**INFORMATION PROVIDED:**
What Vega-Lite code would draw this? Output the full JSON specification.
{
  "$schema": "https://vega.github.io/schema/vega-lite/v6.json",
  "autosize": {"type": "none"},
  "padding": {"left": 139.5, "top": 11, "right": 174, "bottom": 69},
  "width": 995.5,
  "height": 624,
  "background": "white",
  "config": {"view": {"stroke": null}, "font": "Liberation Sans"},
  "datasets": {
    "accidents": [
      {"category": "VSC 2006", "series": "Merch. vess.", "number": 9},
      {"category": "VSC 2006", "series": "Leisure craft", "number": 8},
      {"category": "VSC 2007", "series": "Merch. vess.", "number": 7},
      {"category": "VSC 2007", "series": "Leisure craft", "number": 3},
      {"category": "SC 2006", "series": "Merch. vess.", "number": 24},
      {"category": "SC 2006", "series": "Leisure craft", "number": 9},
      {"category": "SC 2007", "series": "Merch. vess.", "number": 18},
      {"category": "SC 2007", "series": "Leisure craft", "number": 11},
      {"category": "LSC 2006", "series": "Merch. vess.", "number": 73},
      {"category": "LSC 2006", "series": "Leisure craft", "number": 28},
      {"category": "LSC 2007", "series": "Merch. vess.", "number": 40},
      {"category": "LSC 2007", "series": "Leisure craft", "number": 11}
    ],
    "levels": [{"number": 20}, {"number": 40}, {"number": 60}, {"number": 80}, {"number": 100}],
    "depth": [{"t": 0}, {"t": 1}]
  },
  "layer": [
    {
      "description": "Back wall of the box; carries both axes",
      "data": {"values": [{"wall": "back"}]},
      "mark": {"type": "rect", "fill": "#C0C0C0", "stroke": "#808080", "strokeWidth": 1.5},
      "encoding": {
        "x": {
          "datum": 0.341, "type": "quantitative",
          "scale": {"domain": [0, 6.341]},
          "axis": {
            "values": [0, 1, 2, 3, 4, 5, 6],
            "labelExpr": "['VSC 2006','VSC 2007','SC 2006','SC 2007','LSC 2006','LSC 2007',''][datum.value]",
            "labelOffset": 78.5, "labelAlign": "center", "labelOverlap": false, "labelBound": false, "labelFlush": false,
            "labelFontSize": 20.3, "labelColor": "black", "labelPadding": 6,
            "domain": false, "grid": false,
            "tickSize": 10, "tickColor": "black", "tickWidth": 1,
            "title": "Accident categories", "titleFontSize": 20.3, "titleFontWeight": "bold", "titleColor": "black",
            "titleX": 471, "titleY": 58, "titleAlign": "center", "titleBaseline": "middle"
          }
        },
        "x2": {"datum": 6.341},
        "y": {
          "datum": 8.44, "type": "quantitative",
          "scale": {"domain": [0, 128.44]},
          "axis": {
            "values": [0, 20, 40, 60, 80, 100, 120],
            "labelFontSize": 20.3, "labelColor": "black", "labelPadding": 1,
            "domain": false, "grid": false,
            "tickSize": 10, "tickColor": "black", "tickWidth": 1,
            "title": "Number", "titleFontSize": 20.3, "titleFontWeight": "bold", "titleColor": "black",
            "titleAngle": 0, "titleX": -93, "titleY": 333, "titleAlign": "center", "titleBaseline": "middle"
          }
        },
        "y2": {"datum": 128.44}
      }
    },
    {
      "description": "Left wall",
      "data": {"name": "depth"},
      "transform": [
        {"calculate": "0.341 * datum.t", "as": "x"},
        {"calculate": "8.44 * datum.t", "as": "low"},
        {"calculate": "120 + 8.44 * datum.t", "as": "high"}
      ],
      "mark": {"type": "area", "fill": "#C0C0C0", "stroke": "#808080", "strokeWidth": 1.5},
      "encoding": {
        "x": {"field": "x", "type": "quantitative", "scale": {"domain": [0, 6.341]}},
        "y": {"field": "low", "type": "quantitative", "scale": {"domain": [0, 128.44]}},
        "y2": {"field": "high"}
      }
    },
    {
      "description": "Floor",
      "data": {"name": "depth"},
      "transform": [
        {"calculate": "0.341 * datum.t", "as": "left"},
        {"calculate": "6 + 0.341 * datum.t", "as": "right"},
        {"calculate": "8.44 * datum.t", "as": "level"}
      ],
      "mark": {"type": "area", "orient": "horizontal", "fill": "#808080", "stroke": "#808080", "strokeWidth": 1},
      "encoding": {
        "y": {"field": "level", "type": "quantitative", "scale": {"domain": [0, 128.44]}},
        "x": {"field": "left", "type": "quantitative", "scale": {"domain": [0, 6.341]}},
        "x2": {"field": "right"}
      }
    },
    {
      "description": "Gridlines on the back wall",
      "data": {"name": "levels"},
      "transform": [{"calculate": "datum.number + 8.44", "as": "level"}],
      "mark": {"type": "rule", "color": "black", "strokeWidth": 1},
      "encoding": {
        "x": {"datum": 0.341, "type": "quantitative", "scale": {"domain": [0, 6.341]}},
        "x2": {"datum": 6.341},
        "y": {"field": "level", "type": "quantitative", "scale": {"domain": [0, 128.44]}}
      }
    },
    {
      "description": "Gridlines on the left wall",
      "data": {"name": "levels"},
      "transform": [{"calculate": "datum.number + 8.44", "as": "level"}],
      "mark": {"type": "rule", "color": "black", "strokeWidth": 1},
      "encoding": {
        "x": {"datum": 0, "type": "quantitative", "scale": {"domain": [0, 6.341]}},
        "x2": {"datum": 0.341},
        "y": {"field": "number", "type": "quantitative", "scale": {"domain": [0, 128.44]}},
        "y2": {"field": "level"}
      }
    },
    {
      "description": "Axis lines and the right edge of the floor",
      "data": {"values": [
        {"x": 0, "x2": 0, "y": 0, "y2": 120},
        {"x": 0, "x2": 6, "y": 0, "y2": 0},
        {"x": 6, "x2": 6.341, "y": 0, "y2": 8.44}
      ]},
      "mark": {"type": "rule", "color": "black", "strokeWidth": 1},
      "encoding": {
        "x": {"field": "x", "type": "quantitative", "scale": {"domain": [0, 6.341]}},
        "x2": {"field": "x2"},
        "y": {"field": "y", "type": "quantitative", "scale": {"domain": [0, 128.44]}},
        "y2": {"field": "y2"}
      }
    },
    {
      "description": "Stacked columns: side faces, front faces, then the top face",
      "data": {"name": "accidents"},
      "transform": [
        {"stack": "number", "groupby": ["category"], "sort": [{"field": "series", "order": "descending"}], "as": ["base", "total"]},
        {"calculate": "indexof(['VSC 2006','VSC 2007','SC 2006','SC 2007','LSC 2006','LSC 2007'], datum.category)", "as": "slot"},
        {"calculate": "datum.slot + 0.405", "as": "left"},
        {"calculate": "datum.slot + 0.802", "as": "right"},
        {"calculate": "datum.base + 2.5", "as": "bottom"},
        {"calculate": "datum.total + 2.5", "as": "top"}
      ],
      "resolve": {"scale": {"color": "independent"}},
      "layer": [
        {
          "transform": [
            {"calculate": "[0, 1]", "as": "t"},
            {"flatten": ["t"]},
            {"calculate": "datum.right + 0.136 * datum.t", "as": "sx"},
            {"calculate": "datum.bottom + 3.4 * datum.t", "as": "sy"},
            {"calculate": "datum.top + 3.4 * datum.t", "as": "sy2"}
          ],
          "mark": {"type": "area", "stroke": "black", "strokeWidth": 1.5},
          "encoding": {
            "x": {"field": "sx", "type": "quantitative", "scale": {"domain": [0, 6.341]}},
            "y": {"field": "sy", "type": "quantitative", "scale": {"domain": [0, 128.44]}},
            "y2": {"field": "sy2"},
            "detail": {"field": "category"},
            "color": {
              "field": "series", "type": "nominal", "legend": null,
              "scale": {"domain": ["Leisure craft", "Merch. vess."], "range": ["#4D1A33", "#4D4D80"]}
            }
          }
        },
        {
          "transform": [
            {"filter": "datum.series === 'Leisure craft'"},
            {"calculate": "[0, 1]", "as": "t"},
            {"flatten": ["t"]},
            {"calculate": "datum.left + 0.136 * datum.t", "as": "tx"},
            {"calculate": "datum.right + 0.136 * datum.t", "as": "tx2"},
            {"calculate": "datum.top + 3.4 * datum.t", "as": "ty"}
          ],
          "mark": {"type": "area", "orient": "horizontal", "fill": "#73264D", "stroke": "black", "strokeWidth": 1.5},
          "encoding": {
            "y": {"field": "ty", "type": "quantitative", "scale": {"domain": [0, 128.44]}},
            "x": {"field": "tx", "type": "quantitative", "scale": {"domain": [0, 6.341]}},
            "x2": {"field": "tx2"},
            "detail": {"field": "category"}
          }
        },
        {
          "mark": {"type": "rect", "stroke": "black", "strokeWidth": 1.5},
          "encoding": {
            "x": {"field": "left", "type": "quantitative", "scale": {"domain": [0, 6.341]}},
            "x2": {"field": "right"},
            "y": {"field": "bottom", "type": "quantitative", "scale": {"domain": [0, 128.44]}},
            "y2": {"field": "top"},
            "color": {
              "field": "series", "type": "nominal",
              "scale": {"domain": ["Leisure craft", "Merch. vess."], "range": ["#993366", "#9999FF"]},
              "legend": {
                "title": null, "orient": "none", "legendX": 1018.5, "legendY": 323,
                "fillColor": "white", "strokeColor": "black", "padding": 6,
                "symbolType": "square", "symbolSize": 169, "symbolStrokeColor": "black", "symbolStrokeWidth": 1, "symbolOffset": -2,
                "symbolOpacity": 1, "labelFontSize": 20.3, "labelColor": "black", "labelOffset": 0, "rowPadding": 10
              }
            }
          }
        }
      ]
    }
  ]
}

...

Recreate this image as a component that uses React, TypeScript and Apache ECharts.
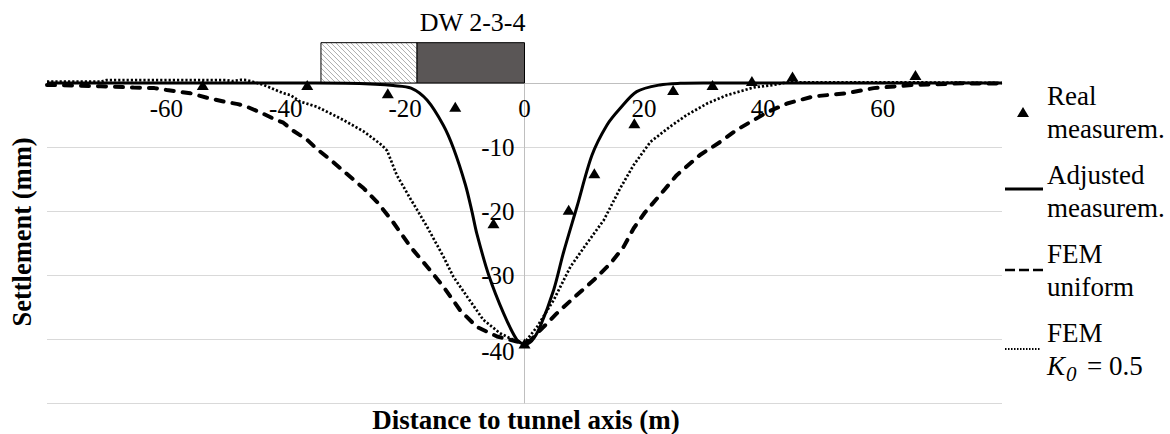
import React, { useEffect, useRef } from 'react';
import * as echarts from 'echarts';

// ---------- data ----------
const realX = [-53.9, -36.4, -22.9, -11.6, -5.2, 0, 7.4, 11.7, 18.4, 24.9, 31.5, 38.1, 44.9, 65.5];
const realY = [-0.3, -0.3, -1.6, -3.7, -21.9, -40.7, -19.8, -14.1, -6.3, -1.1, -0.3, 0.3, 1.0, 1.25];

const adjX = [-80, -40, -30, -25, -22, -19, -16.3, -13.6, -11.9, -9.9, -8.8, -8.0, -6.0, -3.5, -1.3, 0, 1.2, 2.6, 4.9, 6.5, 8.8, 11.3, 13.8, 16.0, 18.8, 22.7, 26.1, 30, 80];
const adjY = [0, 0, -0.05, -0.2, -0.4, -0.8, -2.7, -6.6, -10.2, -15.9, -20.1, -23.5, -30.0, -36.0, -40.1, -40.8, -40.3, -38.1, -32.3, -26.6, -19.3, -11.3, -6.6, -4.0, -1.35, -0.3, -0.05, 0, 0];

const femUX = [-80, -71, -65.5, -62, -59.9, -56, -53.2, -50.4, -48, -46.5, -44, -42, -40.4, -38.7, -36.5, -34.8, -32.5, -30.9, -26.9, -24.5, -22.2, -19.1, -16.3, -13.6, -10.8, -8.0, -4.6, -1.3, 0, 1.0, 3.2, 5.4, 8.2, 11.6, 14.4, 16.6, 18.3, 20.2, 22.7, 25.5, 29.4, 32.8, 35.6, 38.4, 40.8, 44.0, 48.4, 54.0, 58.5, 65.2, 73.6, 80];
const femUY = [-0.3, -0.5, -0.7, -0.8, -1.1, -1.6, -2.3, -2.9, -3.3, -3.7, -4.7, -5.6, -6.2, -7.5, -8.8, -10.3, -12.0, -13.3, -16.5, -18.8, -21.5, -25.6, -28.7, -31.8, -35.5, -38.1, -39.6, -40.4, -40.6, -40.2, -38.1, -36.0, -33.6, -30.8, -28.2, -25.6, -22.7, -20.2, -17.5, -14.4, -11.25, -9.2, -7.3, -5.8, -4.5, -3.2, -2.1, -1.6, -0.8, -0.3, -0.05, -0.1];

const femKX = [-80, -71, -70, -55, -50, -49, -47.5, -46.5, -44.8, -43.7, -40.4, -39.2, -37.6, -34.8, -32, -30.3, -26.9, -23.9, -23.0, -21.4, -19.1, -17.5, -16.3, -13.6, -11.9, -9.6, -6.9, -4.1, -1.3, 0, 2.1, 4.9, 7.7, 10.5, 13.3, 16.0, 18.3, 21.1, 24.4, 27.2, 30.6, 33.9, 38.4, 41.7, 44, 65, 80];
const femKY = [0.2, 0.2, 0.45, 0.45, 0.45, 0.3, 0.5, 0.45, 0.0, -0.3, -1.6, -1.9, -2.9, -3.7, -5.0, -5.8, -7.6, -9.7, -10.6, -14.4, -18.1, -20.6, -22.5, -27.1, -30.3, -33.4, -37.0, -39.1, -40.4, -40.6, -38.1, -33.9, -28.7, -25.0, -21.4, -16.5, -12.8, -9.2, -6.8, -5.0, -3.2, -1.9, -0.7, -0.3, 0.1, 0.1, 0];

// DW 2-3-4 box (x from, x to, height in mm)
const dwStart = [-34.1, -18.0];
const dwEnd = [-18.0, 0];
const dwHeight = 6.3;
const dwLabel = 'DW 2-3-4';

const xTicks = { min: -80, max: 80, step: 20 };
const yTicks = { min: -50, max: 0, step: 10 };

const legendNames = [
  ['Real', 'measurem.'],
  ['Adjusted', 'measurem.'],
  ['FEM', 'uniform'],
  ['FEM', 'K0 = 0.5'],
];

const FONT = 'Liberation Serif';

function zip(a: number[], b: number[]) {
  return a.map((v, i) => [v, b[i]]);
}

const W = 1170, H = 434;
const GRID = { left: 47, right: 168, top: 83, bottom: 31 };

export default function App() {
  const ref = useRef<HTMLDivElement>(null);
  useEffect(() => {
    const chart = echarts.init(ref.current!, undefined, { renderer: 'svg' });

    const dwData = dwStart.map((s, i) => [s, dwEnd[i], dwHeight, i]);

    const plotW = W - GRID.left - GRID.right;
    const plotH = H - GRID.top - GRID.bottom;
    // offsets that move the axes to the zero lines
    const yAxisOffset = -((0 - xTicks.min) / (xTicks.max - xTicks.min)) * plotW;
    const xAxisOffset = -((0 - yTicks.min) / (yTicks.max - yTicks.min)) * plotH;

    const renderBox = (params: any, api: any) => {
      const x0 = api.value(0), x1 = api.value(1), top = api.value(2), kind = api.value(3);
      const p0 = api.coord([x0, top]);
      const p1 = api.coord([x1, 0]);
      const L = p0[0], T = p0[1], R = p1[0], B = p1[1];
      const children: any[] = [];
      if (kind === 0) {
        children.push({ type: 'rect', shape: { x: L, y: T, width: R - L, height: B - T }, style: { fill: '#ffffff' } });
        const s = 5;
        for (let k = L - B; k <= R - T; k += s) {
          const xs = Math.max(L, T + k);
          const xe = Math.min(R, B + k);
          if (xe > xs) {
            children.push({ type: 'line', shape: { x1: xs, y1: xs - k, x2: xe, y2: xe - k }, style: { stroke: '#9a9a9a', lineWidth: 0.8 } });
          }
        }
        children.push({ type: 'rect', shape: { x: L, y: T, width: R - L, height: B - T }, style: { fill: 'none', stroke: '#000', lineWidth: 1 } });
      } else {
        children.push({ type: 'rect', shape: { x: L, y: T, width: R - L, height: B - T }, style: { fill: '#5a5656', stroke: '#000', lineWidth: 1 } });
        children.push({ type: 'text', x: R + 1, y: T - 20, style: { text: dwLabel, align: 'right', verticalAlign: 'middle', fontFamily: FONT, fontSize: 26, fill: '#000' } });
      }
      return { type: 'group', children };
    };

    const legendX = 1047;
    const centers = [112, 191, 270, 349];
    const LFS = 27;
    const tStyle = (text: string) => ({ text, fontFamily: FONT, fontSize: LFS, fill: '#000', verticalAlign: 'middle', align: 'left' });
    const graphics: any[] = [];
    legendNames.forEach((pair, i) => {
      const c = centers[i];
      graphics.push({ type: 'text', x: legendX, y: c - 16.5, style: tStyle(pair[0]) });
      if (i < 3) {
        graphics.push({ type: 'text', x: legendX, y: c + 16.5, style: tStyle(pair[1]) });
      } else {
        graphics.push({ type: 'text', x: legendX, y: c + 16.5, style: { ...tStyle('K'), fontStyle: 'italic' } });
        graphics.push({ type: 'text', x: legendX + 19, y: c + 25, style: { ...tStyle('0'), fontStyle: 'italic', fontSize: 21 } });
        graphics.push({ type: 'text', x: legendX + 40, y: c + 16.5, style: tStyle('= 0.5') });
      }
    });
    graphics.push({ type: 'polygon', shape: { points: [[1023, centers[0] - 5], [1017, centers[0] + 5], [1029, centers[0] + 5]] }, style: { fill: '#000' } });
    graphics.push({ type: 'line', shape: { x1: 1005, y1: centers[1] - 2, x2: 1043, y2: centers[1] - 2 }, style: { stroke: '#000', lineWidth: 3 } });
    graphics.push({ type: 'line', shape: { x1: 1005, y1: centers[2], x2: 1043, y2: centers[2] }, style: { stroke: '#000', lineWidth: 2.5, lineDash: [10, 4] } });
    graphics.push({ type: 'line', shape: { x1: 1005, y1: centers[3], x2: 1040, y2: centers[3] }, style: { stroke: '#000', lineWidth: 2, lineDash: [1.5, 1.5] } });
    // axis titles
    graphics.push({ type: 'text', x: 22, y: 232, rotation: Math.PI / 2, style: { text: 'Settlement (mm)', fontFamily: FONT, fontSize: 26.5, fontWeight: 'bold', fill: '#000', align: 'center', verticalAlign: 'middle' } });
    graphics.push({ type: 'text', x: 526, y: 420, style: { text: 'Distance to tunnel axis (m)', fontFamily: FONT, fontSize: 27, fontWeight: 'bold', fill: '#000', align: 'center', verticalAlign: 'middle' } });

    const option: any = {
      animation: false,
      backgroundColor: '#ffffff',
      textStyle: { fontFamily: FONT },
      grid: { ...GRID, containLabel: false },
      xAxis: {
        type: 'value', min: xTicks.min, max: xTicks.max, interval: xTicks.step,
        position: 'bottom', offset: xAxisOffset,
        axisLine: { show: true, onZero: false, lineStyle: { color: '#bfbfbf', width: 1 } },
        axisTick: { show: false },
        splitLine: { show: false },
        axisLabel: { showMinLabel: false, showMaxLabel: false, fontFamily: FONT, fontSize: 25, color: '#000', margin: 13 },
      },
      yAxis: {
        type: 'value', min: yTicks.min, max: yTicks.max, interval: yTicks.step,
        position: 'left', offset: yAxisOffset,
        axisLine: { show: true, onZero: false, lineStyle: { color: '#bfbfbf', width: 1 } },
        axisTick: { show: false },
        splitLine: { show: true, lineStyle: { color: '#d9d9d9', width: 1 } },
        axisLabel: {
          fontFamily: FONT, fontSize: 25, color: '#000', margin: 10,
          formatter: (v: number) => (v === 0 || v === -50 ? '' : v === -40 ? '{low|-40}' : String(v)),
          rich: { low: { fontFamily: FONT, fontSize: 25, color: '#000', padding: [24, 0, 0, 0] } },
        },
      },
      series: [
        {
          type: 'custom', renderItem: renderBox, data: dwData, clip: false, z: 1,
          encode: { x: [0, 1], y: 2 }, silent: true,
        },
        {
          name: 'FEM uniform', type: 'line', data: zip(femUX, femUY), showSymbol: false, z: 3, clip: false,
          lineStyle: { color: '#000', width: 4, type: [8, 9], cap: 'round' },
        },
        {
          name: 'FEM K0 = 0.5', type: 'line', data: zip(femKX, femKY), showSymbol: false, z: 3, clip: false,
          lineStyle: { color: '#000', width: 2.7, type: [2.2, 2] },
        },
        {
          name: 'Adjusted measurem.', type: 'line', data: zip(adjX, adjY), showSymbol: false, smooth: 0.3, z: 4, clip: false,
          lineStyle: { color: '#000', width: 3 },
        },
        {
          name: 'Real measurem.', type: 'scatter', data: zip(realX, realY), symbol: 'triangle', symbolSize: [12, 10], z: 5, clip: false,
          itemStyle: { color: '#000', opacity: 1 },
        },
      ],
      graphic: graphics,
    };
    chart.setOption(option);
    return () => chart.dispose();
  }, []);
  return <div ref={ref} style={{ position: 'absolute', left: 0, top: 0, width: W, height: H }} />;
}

**PROBLEM STATEMENT:** Leave the pictures out and copy exactly the lines from the one with "Recreate this image" to the one with "0.3, 1.0, 1.25];", both included.

**SOLUTION TO THIS TASK:**
Recreate this image as a component that uses React, TypeScript and Apache ECharts.
import React, { useEffect, useRef } from 'react';
import * as echarts from 'echarts';

// ---------- data ----------
const realX = [-53.9, -36.4, -22.9, -11.6, -5.2, 0, 7.4, 11.7, 18.4, 24.9, 31.5, 38.1, 44.9, 65.5];
const realY = [-0.3, -0.3, -1.6, -3.7, -21.9, -40.7, -19.8, -14.1, -6.3, -1.1, -0.3, 0.3, 1.0, 1.25];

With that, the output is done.